---------- Data for processing ----------

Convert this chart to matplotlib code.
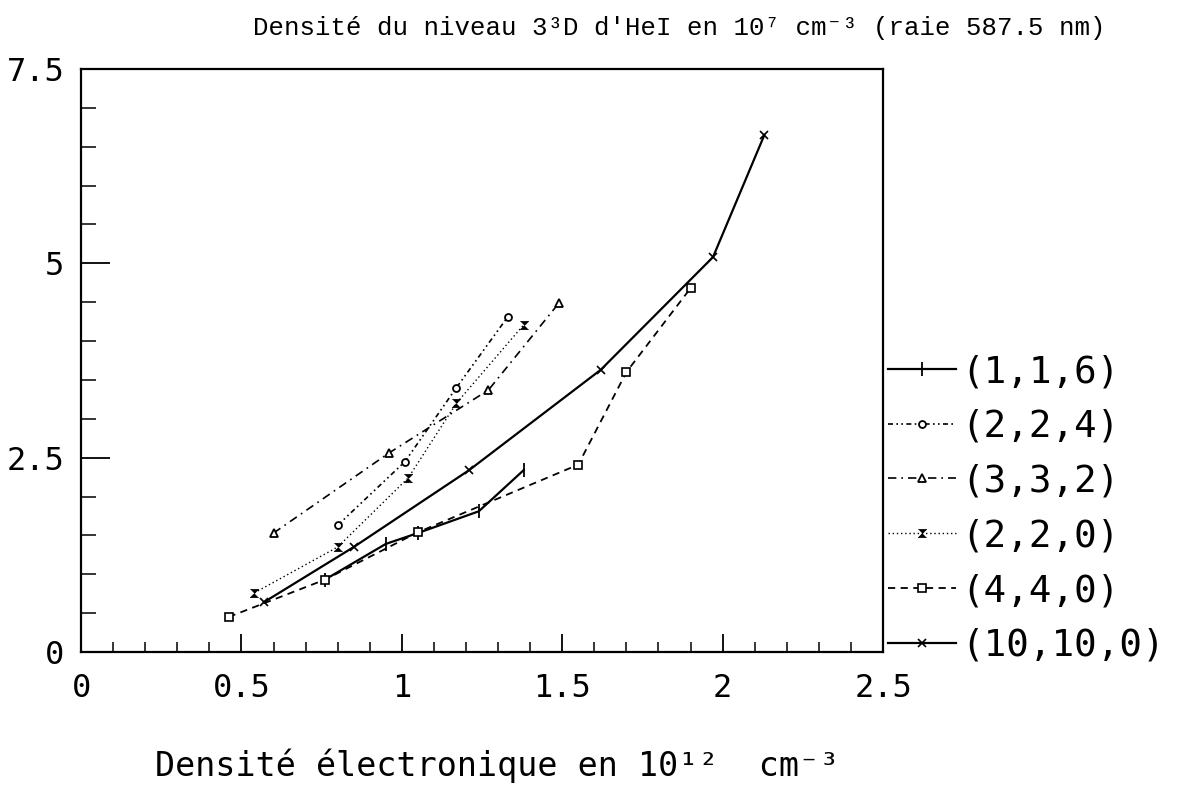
import numpy as np
import matplotlib
matplotlib.use("Agg")
import matplotlib.pyplot as plt
from matplotlib.ticker import MultipleLocator

# data
x_116 = [0.76, 0.95, 1.05, 1.24, 1.38]
y_116 = [0.93, 1.39, 1.53, 1.81, 2.34]

x_224 = [0.80, 1.01, 1.17, 1.33]
y_224 = [1.63, 2.45, 3.40, 4.31]

x_332 = [0.60, 0.96, 1.27, 1.49]
y_332 = [1.53, 2.56, 3.37, 4.49]

x_220 = [0.54, 0.80, 1.02, 1.17, 1.38]
y_220 = [0.76, 1.35, 2.24, 3.20, 4.21]

x_440 = [0.46, 0.76, 1.05, 1.55, 1.70, 1.90]
y_440 = [0.45, 0.93, 1.54, 2.41, 3.60, 4.68]

x_10100 = [0.57, 0.85, 1.21, 1.62, 1.97, 2.13]
y_10100 = [0.64, 1.35, 2.34, 3.63, 5.08, 6.65]

labels = ["(1,1,6)", "(2,2,4)", "(3,3,2)", "(2,2,0)", "(4,4,0)", "(10,10,0)"]
xticks = [0, 0.5, 1, 1.5, 2, 2.5]
xticklabels = ["0", "0.5", "1", "1.5", "2", "2.5"]
yticks = [0, 2.5, 5, 7.5]
yticklabels = ["0", "2.5", "5", "7.5"]

mono = ["DejaVu Sans Mono"]
courier = ["Liberation Mono", "DejaVu Sans Mono"]

fig = plt.figure(figsize=(11.78, 7.92), dpi=100)
ax = fig.add_axes([0.0688, 0.1768, 0.6808, 0.7361])

hourglass = [(-1, 1), (1, 1), (-1, -1), (1, -1)]

ax.plot(x_116, y_116, color="black", lw=1.6, marker="|", ms=10, mew=1.3,
        label=labels[0])
ax.plot(x_224, y_224, color="black", lw=1.2, dashes=(3, 2, 1, 2, 1, 2),
        marker="o", ms=5, mfc="white", mew=1.3, label=labels[1])
ax.plot(x_332, y_332, color="black", lw=1.2, dashes=(5, 3, 1, 3),
        marker="^", ms=6, mfc="white", mew=1.3, label=labels[2])
ax.plot(x_220, y_220, color="black", lw=1.0, dashes=(1, 2),
        marker=hourglass, ms=6, mfc="black", mew=0.5, label=labels[3])
ax.plot(x_440, y_440, color="black", lw=1.3, dashes=(4, 3),
        marker="s", ms=6, mfc="white", mew=1.2, label=labels[4])
ax.plot(x_10100, y_10100, color="black", lw=1.6, marker="x", ms=6, mew=1.2,
        label=labels[5])

ax.set_xlim(0, 2.5)
ax.set_ylim(0, 7.5)
ax.set_xticks(xticks, labels=xticklabels, family=mono, fontsize=23)
ax.set_yticks(yticks, labels=yticklabels, family=mono, fontsize=23)
ax.xaxis.set_minor_locator(MultipleLocator(0.1))
ax.yaxis.set_minor_locator(MultipleLocator(0.5))
ax.tick_params(axis="x", which="major", direction="in", length=13, width=1.3, pad=15)
ax.tick_params(axis="x", which="minor", direction="in", length=7, width=1.1)
ax.tick_params(axis="y", which="major", direction="in", length=21, width=1.3, pad=12)
ax.tick_params(axis="y", which="minor", direction="in", length=11, width=1.1)
for s in ax.spines.values():
    s.set_linewidth(1.6)

fig.text(0.215, 0.965, "Densité du niveau 3³D d'HeI en 10⁷ cm⁻³ (raie 587.5 nm)",
         family=courier, fontsize=18.5, ha="left", va="center")
fig.text(0.132, 0.02, "Densité électronique en 10¹²  cm⁻³",
         family=mono, fontsize=24, ha="left", va="baseline")

leg = ax.legend(loc="upper left", bbox_to_anchor=(0.754, 0.553),
                bbox_transform=fig.transFigure, frameon=False, numpoints=1,
                handlelength=1.8, handletextpad=0.15, labelspacing=0.5,
                borderpad=0, borderaxespad=0, prop={"family": mono, "size": 27})

fig.savefig("out.png", dpi=100, facecolor="white")
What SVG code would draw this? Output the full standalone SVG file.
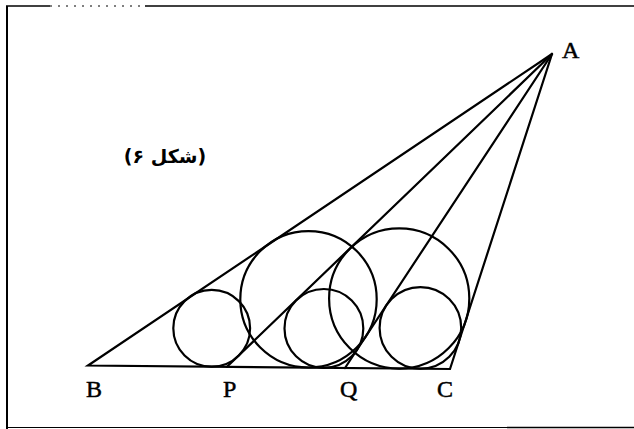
<svg xmlns="http://www.w3.org/2000/svg" width="634" height="429" viewBox="0 0 634 429">
<style>
.ln{stroke:#000;stroke-width:2.2;fill:none;stroke-linecap:round}
.ci{stroke:#000;stroke-width:2.2;fill:none}
.lb{font-family:"Liberation Serif","Times New Roman",serif;font-size:24px;fill:#000;stroke:#000;stroke-width:0.5}
.fr{stroke:#000;fill:none}
</style>
<rect width="634" height="429" fill="#fff"/>
<g id="frame">
<line class="fr" x1="7" y1="6" x2="7" y2="429" stroke-width="2"/>
<line class="fr" x1="6" y1="6" x2="50" y2="6" stroke-width="1.5"/>
<line class="fr" x1="50" y1="6" x2="145" y2="6" stroke-width="1" stroke-dasharray="2 6"/>
<line class="fr" x1="145" y1="6" x2="634" y2="6" stroke-width="1.5"/>
<line class="fr" x1="7" y1="427.5" x2="507" y2="427.5" stroke="#bbb" stroke-width="1"/>
<line class="fr" x1="507" y1="427.5" x2="634" y2="427.5" stroke-width="1.5"/>
</g>
<g id="lines">
<polyline class="ln" points="552,54 88,365.5 450,369 552,54" stroke-linejoin="miter"/>
<line class="ln" x1="552" y1="54" x2="227" y2="366.8"/>
<line class="ln" x1="552" y1="54" x2="345" y2="368"/>
</g>
<g id="circles">
<circle class="ci" cx="211.7" cy="328.3" r="38.4"/>
<circle class="ci" cx="323.9" cy="328.4" r="39.4"/>
<circle class="ci" cx="420.4" cy="327.9" r="40.8"/>
<circle class="ci" cx="308.5" cy="299.3" r="68.2"/>
<circle class="ci" cx="399.2" cy="298.5" r="70.1"/>
</g>
<g id="labels">
<text class="lb" x="562" y="58">A</text>
<text class="lb" x="86" y="397">B</text>
<text class="lb" x="223" y="397">P</text>
<text class="lb" x="340" y="397">Q</text>
<text class="lb" x="437" y="397">C</text>
<text x="165" y="163" text-anchor="middle" direction="rtl" font-family="DejaVu Sans, sans-serif" font-weight="bold" font-size="19">(شکل ۶)</text>
</g>
</svg>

----------

Exercise goal ::
Write out, word for word, the lines from the start of the data through the one holding "from matplotlib.ticker import MultipleLocator". Omit pictures.

Exercise solution ::
Convert this chart to matplotlib code.
import numpy as np
import matplotlib
matplotlib.use("Agg")
import matplotlib.pyplot as plt
from matplotlib.ticker import MultipleLocator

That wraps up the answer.